Half-wave rectifier	Single-diode rectifier — passes only one half of every cycle.
Full-wave rectifier	Two-diode (centre-tap) or four-diode (bridge) rectifier — passes both halves.
Ripple factor	Ratio of AC component to DC component in the rectified output.
Zener diode	Heavily-doped diode operated in reverse breakdown — used as a voltage regulator.
Photodiode	Reverse-biased diode whose current depends on incident light intensity.
LED	Forward-biased diode that emits light by electroluminescence.
Solar cell	Large-area p-n junction that produces an EMF when illuminated by sunlight.
IC	Integrated Circuit — many devices fabricated on a single semiconductor chip.

Quick Recap

Solids are classified by band theory: conductors ($E_g\approx 0$), insulators ($E_g>3$ eV), semiconductors ($E_g\sim 1$ eV).

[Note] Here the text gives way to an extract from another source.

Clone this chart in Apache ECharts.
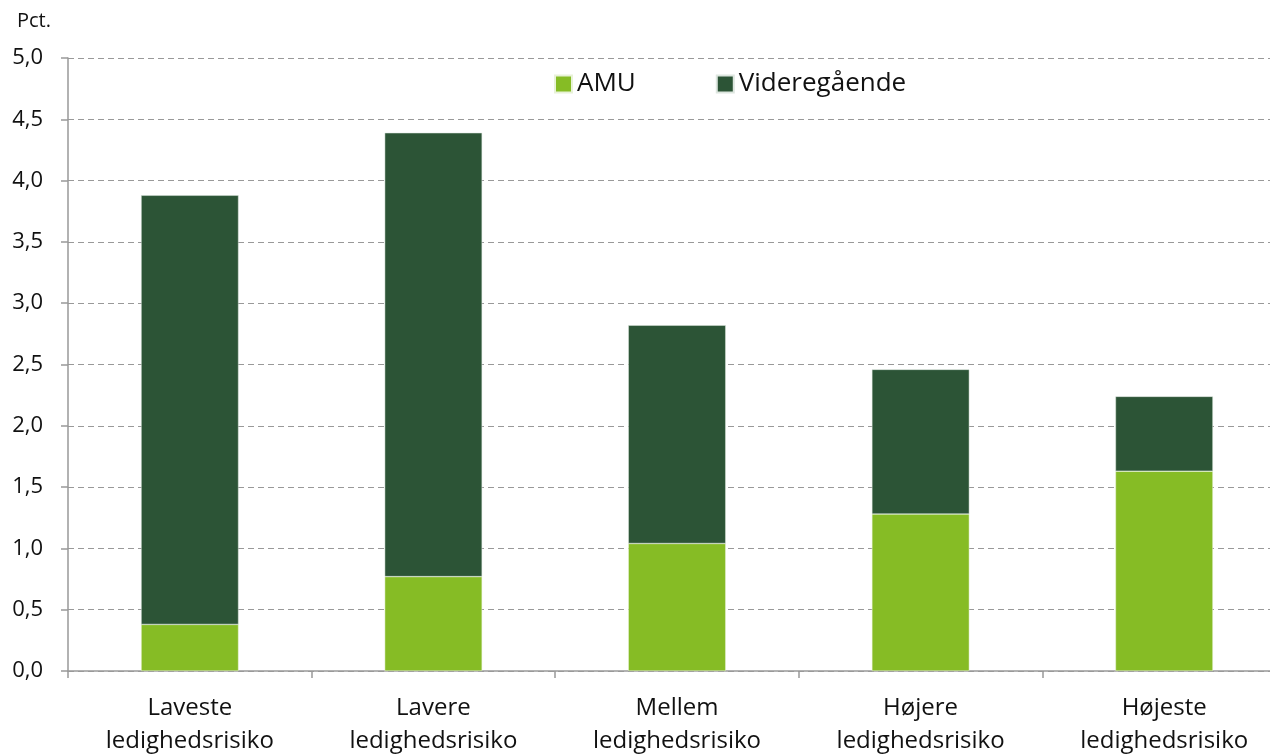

Intrinsic Si and Ge: $n_e = n_h = n_i$. Mass-action law: $n_e n_h = n_i^2$.
Doping: pentavalent $\to$ n-type (electrons majority); trivalent $\to$ p-type (holes majority).

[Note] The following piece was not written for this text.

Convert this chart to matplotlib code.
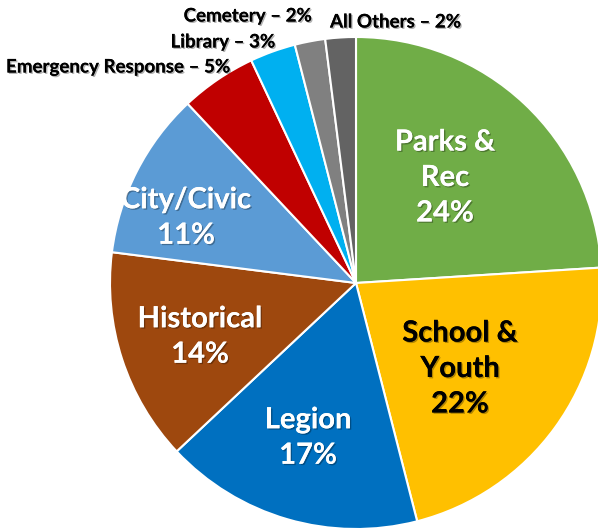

p-n junction: diffusion forms a depletion region with built-in field and barrier potential ($\approx 0.7$ V Si, $0.3$ V Ge).
Forward bias: barrier reduces, current flows. Reverse bias: barrier increases, only leakage flows.
Half-wave rectifier (1 diode): $f_{\text{out}}=f_{\text{in}}$, $\eta_{\max}\approx 40.6\%$.
Full-wave rectifier (2 or 4 diodes): $f_{\text{out}}=2f_{\text{in}}$, $\eta_{\max}\approx 81.2\%$.
Zener diode — reverse-breakdown — voltage regulator.
Photodiode — reverse-biased optical detector; LED — forward-biased emitter; Solar cell — photovoltaic cell.
Always remember: $h\nu \ge E_g$ for any optoelectronic action.

That completes the full English-medium question-answer set, conceptual notes, illustrative figures and additional practice for ASSEB Class 12 Physics Chapter 14 — Semiconductor Electronics: Materials, Devices and Simple Circuits. Revise the energy-band picture and the law of mass action thoroughly — almost every conceptual question can be tackled by combining these two ideas with the diode I-V characteristic. Wishing you the very best for your board examination.